Rows from a dataset of charts and code
☆ ☆ ☆ ☆ ☆ ☆ ☆
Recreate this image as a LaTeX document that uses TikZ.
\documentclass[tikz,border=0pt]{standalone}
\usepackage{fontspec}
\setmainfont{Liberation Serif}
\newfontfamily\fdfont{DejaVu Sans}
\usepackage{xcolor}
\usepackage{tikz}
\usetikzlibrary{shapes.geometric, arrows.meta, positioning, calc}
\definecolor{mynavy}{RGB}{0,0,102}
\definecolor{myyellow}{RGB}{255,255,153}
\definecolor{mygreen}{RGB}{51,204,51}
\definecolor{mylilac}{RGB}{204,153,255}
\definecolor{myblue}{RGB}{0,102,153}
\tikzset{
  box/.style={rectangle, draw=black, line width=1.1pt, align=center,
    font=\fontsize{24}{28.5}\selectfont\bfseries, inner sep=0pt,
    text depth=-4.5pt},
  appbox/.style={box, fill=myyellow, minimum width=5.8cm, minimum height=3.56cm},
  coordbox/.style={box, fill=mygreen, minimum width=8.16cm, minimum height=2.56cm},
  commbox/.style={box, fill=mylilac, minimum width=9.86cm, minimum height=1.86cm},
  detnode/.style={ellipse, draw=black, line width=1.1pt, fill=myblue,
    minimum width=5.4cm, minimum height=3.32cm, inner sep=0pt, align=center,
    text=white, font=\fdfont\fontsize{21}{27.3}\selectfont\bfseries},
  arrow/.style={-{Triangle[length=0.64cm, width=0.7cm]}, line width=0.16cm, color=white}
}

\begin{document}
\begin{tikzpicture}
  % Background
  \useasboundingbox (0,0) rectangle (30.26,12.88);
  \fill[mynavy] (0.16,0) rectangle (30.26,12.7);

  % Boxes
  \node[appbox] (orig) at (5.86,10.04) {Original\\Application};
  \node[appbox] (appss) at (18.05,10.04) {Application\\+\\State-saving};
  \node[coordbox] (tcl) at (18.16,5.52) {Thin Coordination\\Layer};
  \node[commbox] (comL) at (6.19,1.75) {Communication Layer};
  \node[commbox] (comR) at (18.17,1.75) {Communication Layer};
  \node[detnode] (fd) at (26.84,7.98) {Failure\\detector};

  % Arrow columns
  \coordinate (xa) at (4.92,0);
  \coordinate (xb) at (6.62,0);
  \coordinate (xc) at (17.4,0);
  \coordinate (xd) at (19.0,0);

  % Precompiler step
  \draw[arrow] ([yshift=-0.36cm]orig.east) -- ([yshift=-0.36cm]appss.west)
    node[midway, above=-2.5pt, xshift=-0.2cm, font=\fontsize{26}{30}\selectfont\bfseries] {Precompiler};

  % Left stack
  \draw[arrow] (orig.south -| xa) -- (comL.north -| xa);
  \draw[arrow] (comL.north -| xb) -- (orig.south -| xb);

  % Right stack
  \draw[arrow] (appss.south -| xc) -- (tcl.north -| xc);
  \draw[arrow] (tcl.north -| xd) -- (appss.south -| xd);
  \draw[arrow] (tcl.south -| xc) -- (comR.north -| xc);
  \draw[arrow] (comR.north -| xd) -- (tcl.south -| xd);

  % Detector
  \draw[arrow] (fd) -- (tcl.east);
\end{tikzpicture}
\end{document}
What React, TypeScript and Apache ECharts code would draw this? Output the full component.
☆ ☆ ☆ ☆ ☆ ☆ ☆
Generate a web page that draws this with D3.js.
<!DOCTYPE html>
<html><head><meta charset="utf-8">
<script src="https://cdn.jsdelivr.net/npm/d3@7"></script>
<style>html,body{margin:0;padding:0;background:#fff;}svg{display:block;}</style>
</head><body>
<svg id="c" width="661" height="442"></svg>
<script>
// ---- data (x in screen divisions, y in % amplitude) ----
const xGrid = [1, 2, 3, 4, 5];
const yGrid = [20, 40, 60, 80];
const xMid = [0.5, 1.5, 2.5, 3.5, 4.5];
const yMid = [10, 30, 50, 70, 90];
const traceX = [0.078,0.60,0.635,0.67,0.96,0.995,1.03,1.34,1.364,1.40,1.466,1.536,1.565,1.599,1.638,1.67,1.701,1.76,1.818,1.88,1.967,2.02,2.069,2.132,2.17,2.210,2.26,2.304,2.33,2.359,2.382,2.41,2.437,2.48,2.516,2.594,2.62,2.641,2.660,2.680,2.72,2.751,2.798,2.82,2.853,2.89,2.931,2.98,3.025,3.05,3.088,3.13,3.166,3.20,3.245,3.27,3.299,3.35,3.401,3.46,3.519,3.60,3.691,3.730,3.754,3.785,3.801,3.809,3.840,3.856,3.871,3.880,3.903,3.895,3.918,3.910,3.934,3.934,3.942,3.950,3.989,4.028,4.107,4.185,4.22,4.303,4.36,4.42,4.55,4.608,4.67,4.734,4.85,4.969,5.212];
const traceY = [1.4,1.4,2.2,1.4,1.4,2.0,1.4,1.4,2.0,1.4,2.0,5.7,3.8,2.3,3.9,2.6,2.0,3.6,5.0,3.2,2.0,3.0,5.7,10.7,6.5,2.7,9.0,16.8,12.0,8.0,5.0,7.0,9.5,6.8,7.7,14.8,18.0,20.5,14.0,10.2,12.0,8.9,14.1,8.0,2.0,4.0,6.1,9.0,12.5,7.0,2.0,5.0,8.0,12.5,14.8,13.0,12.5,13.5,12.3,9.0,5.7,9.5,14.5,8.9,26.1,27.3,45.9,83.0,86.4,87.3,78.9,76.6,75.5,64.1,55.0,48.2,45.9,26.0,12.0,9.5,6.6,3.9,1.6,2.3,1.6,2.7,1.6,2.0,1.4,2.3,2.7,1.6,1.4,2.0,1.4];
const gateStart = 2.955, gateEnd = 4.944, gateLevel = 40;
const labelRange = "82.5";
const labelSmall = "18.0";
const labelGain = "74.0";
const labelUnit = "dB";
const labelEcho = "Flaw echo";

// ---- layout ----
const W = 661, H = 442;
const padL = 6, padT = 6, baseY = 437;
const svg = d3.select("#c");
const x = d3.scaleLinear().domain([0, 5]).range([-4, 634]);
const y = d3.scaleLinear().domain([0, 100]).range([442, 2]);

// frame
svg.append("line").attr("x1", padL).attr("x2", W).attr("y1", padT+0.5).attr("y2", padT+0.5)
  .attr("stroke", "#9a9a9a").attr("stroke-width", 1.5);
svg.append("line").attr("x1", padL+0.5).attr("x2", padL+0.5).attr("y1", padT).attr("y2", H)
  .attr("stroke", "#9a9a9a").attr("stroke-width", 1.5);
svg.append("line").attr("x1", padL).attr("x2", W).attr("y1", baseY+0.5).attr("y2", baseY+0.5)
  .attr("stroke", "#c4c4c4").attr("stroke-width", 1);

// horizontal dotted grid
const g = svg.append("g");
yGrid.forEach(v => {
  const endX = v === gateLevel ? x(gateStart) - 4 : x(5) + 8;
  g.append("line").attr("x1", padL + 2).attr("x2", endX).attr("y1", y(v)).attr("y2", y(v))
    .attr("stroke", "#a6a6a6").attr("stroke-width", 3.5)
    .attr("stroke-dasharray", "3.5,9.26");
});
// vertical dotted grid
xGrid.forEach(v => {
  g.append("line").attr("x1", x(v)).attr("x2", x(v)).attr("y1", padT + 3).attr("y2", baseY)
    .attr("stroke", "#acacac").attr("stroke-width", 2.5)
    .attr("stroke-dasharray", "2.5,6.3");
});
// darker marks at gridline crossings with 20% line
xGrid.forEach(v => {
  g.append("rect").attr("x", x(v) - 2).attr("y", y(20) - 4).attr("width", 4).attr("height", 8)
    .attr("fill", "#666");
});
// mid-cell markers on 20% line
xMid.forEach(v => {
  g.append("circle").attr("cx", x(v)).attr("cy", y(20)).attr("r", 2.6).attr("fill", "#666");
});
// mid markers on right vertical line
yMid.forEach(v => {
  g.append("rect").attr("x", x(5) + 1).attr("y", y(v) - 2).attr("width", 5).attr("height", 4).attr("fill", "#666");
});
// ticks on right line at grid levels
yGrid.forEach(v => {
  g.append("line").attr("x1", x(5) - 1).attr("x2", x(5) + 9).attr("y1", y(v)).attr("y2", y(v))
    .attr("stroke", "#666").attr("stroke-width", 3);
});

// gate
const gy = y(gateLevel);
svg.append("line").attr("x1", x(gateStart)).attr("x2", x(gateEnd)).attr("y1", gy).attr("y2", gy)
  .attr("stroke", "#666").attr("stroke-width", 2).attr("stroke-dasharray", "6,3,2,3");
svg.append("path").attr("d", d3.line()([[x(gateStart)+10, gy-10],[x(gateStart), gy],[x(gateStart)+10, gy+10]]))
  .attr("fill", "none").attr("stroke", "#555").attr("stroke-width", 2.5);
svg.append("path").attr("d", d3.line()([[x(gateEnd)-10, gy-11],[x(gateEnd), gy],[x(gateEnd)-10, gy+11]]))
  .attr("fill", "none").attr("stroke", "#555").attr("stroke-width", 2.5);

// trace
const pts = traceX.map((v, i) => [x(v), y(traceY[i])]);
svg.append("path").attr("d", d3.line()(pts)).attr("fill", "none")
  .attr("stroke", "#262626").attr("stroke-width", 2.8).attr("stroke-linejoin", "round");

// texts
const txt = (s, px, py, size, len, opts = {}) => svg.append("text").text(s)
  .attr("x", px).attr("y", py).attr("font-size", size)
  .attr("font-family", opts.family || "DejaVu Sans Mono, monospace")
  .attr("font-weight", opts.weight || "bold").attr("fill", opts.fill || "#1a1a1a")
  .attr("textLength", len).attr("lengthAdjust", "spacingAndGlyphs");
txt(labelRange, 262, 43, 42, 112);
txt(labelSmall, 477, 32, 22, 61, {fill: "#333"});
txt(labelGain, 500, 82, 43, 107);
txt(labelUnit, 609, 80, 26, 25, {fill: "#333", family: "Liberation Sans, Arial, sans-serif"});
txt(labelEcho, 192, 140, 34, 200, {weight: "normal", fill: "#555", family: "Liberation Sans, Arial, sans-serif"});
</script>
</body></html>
☆ ☆ ☆ ☆ ☆ ☆ ☆
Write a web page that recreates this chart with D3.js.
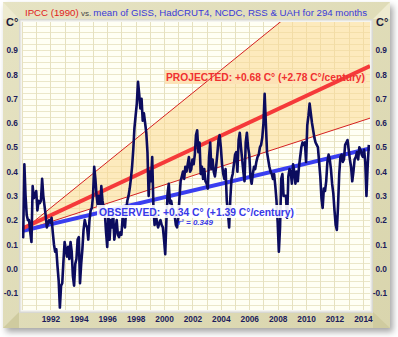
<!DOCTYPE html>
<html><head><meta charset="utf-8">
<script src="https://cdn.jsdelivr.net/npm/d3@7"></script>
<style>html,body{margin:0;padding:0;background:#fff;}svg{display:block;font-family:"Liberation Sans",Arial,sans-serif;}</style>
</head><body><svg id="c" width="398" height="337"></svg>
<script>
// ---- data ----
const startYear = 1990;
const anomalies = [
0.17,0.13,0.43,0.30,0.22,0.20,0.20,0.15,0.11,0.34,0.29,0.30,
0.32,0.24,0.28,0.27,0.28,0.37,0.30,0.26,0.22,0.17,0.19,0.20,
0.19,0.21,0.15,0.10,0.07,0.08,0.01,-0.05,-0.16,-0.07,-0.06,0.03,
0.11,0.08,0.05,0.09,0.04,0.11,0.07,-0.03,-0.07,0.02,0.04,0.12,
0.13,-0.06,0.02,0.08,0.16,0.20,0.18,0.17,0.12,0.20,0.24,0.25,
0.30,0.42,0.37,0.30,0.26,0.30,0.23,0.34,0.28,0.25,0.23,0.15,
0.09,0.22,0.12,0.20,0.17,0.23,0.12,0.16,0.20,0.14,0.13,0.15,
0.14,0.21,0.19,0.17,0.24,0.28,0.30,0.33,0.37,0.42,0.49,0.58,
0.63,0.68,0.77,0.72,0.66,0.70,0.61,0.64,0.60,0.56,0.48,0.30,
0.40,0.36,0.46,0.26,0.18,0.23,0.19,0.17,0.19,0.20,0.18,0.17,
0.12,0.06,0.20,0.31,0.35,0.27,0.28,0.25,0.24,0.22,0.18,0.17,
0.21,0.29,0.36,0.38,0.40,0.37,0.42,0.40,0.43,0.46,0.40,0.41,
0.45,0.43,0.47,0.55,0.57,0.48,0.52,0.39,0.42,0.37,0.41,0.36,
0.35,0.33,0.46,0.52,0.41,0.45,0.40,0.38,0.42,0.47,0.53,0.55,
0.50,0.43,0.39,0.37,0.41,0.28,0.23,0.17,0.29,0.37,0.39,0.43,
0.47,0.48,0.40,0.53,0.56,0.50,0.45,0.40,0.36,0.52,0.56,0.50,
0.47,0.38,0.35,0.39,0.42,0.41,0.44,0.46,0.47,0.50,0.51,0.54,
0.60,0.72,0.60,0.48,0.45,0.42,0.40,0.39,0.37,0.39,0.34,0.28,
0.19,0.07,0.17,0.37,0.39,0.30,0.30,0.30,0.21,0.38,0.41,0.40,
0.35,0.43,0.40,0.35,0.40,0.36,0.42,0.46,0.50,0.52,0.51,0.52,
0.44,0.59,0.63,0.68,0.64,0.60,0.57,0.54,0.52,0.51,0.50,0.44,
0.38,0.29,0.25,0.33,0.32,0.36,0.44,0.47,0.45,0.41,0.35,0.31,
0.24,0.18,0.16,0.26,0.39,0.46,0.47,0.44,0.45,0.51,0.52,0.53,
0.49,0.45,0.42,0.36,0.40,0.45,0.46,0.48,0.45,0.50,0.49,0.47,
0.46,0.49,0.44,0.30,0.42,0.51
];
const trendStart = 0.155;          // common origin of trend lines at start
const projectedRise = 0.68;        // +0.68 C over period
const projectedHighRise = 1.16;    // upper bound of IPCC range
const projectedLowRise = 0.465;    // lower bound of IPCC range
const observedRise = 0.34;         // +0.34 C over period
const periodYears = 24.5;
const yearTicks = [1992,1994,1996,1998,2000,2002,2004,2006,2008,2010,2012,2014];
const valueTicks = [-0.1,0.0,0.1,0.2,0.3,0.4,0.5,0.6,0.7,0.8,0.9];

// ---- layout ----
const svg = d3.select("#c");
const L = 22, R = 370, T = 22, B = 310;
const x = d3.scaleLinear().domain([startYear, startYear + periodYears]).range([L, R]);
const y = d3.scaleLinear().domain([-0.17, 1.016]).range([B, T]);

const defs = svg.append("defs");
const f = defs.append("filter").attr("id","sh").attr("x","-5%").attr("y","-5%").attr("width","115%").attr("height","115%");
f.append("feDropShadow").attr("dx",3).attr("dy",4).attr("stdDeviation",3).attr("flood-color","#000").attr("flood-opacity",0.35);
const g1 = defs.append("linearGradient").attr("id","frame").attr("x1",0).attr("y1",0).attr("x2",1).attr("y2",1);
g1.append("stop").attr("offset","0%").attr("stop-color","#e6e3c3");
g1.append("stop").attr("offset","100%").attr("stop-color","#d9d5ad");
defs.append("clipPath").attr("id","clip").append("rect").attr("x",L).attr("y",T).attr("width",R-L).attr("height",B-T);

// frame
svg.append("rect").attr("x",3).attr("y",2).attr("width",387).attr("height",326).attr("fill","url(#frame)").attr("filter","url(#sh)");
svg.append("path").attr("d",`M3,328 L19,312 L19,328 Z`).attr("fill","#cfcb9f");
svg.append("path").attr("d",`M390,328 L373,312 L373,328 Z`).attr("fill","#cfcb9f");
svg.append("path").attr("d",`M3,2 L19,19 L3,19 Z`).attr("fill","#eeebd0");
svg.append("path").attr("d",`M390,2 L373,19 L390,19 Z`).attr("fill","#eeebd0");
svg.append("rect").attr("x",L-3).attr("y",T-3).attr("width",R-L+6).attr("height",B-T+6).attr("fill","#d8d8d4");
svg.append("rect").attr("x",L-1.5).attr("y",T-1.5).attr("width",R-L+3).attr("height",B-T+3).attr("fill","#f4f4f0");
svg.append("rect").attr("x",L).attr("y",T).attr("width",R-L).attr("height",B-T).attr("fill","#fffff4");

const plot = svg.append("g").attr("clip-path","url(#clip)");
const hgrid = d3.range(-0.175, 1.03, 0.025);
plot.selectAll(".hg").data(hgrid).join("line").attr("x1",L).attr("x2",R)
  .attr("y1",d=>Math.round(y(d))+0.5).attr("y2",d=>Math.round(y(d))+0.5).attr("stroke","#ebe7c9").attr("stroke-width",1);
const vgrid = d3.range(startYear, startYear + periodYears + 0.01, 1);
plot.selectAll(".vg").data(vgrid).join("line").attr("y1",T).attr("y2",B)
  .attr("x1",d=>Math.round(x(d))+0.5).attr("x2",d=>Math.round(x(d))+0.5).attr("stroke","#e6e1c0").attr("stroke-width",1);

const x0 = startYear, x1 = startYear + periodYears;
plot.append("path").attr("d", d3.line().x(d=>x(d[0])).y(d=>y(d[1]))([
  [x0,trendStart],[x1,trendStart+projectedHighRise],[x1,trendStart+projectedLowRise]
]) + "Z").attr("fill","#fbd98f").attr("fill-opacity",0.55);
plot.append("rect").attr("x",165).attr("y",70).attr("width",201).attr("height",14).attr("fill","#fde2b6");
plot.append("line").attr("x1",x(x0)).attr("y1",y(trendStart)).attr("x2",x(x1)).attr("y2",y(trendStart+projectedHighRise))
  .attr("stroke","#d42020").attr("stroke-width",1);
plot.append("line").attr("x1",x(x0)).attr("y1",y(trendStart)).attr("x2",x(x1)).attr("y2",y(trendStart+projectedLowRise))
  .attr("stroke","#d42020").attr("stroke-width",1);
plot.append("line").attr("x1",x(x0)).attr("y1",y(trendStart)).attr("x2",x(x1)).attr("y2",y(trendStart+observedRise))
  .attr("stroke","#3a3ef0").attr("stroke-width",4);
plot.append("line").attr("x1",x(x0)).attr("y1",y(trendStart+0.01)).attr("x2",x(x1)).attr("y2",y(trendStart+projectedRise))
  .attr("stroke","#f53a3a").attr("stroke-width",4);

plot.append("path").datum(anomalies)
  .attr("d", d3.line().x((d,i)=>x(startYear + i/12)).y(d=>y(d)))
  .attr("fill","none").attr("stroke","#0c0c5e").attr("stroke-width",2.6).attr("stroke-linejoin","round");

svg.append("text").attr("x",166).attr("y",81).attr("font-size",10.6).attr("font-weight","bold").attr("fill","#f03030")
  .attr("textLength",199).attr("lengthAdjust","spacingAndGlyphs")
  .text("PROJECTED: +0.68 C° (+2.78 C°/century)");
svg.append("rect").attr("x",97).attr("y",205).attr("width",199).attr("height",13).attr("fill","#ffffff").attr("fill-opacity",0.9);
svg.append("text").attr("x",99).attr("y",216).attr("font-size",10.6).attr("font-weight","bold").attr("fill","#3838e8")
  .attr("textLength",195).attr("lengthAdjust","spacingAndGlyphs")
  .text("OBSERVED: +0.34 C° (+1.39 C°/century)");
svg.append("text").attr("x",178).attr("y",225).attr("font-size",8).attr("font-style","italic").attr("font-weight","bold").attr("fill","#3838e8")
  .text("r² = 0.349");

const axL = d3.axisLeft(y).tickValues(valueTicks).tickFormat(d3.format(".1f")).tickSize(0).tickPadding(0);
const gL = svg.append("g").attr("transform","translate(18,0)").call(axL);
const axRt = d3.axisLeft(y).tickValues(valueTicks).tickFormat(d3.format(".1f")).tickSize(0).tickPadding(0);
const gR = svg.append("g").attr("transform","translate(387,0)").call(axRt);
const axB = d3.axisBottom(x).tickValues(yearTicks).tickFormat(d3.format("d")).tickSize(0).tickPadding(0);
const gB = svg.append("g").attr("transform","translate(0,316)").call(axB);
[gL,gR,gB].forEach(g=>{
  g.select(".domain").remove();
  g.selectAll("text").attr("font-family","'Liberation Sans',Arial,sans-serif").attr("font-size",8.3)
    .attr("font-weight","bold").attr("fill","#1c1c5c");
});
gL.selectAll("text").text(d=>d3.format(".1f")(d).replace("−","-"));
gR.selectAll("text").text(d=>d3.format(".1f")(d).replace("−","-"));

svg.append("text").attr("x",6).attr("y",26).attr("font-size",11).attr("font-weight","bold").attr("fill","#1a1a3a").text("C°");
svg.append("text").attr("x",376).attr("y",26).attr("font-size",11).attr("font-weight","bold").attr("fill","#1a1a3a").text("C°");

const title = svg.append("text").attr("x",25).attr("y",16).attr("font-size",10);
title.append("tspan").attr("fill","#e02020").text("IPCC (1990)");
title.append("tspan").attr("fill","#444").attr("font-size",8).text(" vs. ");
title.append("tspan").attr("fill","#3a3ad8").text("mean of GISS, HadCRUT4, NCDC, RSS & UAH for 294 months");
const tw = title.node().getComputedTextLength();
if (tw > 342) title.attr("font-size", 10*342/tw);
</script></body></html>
☆ ☆ ☆ ☆ ☆ ☆ ☆
#### Exercise details:
Where a line above holds the string "this", show that line.

#### Exercise answer:
Recreate this image as a LaTeX document that uses TikZ.
What React, TypeScript and Apache ECharts code would draw this? Output the full component.
Generate a web page that draws this with D3.js.
Write a web page that recreates this chart with D3.js.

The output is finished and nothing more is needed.